Hypocrisy, thy name is Tim

Money talks, bullshit walks. My goodness, the administration is speedwalking lately! Neil Barofsky on why Ed DeMarco won’t be fired:

Although one can argue whether principal reductions are the right way to address the ongoing housing slump – I have championed principal reductions for years but acknowledge that there are passionate arguments on both sides of the issue – no one should be fooled that the administration’s entreaties to DeMarco are anything but political posturing. As I recount in my recently released book, Bailout, during my time as the special inspector general in charge of oversight of the TARP bailouts, Treasury Secretary Timothy Geithner, using the same justifications now offered by DeMarco, consistently blocked efforts to use TARP funds already designated for homeowner relief through a principal reduction program that could have a meaningful impact on the overall economy.


For example, in 2009, $50 billion in TARP funds had been committed to help homeowners through the Home Affordable Modification Program (HAMP), a program that the president announced was intended to help up to 4 million struggling families stay in their homes through sustainable mortgage modifications. Hundreds of billions more were still available and could have been used by the White House and the Treasury Department to help support a massive reduction in mortgage debt. But Geithner avoided this path to a housing recovery, explaining that he believed it would be “dramatically more expensive for the American taxpayer, harder to justify, [and] create much greater risk of unfairness.” Treasury amplified that argument in 2010, after it reluctantly instituted a weak principal reduction program in response to overwhelming congressional pressure. That program incongruously left it to the largely bank-owned mortgage servicers (and to Fannie and Freddie) to determine if such relief would be implemented. In response to our criticism that the conflicts of interest baked into the program would render it ineffective unless principal reduction was made mandatory (when in the best interests of the holder of the loan), Treasury reinforced Geithner’s early statements, refusing to do so primarily because of fears of a lurking danger: the ”moral hazard of strategic default.” The message was clear: No way, no how would Treasury require principal reduction, even when Treasury’s analysis indicated it would be in the best interest of the owner, investor or guarantor of the mortgage.


Indeed, at every critical juncture at which Treasury could have unilaterally implemented meaningful principal reduction, the same argument now presented by DeMarco was hauled out as an excuse for inaction.


Which is why it should not be surprising that rather than engage in bold action, such as replacing DeMarco with a recess appointment, the administration has responded with only a letter that seems primarily intended to distract attention from its own failed policies. The truth is that the administration – whether through principal reduction or otherwise – has never prioritized coming up with an effective approach to helping homeowners and reviving the housing market, even when it had a multi-hundred-billion-dollar TARP war chest at its disposal.


By late 2009, it was becoming apparent that HAMP would never come close to its stated goals. The program was designed poorly, and Treasury refused to hold the banks accountable for the abuses to which they subjected homeowners in the program.
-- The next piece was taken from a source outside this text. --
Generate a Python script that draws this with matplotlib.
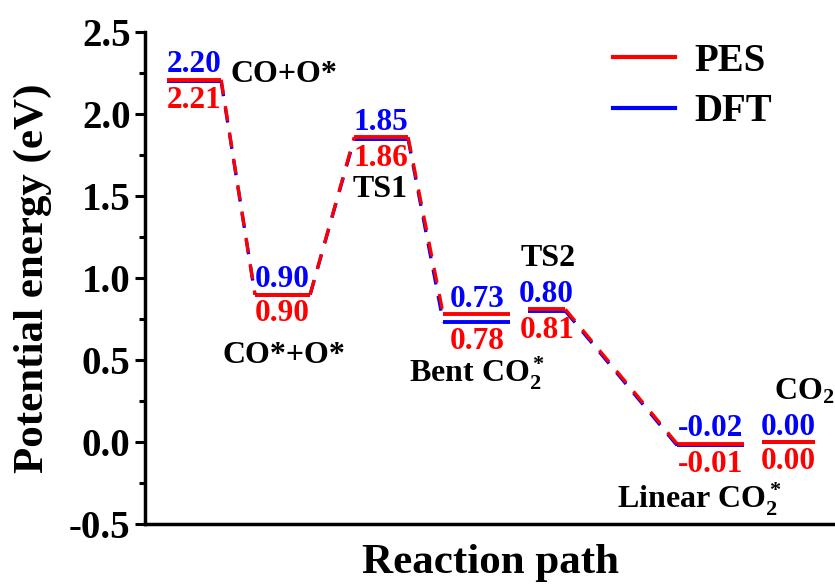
import matplotlib
matplotlib.use("Agg")
import matplotlib.pyplot as plt
from matplotlib.lines import Line2D

plt.rcParams["font.family"] = "Liberation Serif"
plt.rcParams["font.weight"] = "bold"
plt.rcParams["axes.labelweight"] = "bold"
plt.rcParams["axes.unicode_minus"] = False
plt.rcParams["mathtext.fontset"] = "custom"
plt.rcParams["mathtext.rm"] = "Liberation Serif:bold"
plt.rcParams["mathtext.it"] = "Liberation Serif:bold"
plt.rcParams["mathtext.bf"] = "Liberation Serif:bold"

# ---- data ----
species = ["CO+O*", "CO*+O*", "TS1", r"Bent CO$_2^*$", "TS2",
           r"Linear CO$_2^*$", r"CO$_2$"]
pes = [2.21, 0.90, 1.86, 0.78, 0.81, -0.01, 0.00]
dft = [2.20, 0.90, 1.85, 0.73, 0.80, -0.02, 0.00]
# horizontal extent of each level along the (arbitrary) reaction path axis
x_start = [0.32, 1.59, 3.03, 4.32, 5.55, 7.71, 8.94]
x_end = [1.10, 2.39, 3.81, 5.29, 6.09, 8.68, 9.71]
# which consecutive levels are joined by a dashed connector
links = [(0, 1), (1, 2), (2, 3), (4, 5)]

# species-label anchors (x, y, ha)
label_pos = [(1.23, 2.24, "left"), (2.01, 0.53, "center"), (3.41, 1.54, "center"),
             (4.81, 0.42, "center"), (5.84, 1.12, "center"),
             (8.04, -0.35, "center"), (9.55, 0.31, "center")]

RED = "#ff0000"
BLUE = "#0000ff"

fig = plt.figure(figsize=(8.35, 5.85), dpi=100)
ax = fig.add_axes([0.174, 0.104, 0.826, 0.841])

for i in range(len(pes)):
    ax.plot([x_start[i], x_end[i]], [dft[i], dft[i]], color=BLUE, lw=2.8,
            solid_capstyle="butt")
    ax.plot([x_start[i], x_end[i]], [pes[i], pes[i]], color=RED, lw=2.8,
            solid_capstyle="butt")
    xc = 0.5 * (x_start[i] + x_end[i])
    ax.text(xc, max(pes[i], dft[i]) + 0.045, f"{dft[i]:.2f}", color=BLUE,
            fontsize=22.5, ha="center", va="baseline")
    ax.text(xc, min(pes[i], dft[i]) - 0.03, f"{pes[i]:.2f}", color=RED,
            fontsize=22.5, ha="center", va="top")
    lx, ly, ha = label_pos[i]
    ax.text(lx, ly, species[i], fontsize=23, ha=ha, va="center", color="black")

for a, b in links:
    ax.plot([x_end[a], x_start[b]], [dft[a], dft[b]], color=BLUE, lw=2.4,
            dashes=(4.5, 3.5))
    ax.plot([x_end[a], x_start[b]], [pes[a], pes[b]], color=RED, lw=2.4,
            dashes=(4.5, 3.5))

ax.set_xlim(0, 10)
ax.set_ylim(-0.5, 2.5)
ax.set_yticks([-0.5, 0.0, 0.5, 1.0, 1.5, 2.0, 2.5])
ax.set_yticks([-0.25, 0.25, 0.75, 1.25, 1.75, 2.25], minor=True)
ax.set_xticks([])
ax.tick_params(axis="y", which="major", length=7.5, width=2.2, labelsize=28, pad=3)
ax.tick_params(axis="y", which="minor", length=4, width=2.2)
for lab in ax.get_yticklabels():
    lab.set_fontweight("bold")
for side in ("top", "right"):
    ax.spines[side].set_visible(False)
for side in ("left", "bottom"):
    ax.spines[side].set_linewidth(2.5)

ax.set_ylabel("Potential energy (eV)", fontsize=31, fontweight="bold", labelpad=12)
ax.set_xlabel("Reaction path", fontsize=31, fontweight="bold", labelpad=14)

handles = [Line2D([], [], color=RED, lw=3), Line2D([], [], color=BLUE, lw=3)]
ax.legend(handles, ["PES", "DFT"], loc="upper right", frameon=False,
          prop={"size": 28, "weight": "bold"}, handlelength=1.6,
          handletextpad=0.5, labelspacing=0.35, bbox_to_anchor=(0.96, 1.05))

fig.savefig("out.png", dpi=100)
In one meeting I attended, after Secretary Geithner was pressed about the flaws in the HAMP program, he justified Treasury’s actions by explaining that the program would “foam the runway” for the banks by extending out the foreclosure crisis over time. In other words, Treasury was far more concerned with using HAMP to soften the blow of the housing crisis for the banks – just as the FAA once recommended spreading protective foam over a landing strip to prevent a disastrous crash of a malfunctioning airplane – than with helping millions of struggling homeowners. Now, three years later, with a tightening presidential election and a Democratic base disillusioned by the government’s abandonment of its promise to help homeowners (less than 8 percent of the funds originally allocated in TARP for foreclosure relief has actually been spent), Geithner and the administration would like to present themselves as having undergone a conversion.


Let’s be very clear about what is going on here. This is not a conversion – it is a political convenience. Geithner may well be correct when he wrote in a letter to DeMarco that an effective principal reduction program would “help repair the nation’s housing market” and that the refusal to do so is not “in the best interest of the nation,” but it is his own policies that are primarily to blame for where we are today.


As we enter the final phase of the election campaign, we need to end the meaningless political posturing and recognize that as a country we have severely mishandled the housing crisis. It may be a fair debate whether we should have gone with the “all in” approach that I and others have advocated or the “do nothing and let the market find its natural bottom” approach advocated by many conservatives. There should, though, be little question that the chosen policy – a “foam the runway” approach that assisted the banks and only a fraction of the homeowners that could have benefited – has been a failure and has left us stuck in economic mediocrity. Geithner wrote this week to Demarco: “You have the power to help more struggling homeowners and help heal the remaining damage from the housing crisis.” If only he had heeded his own advice.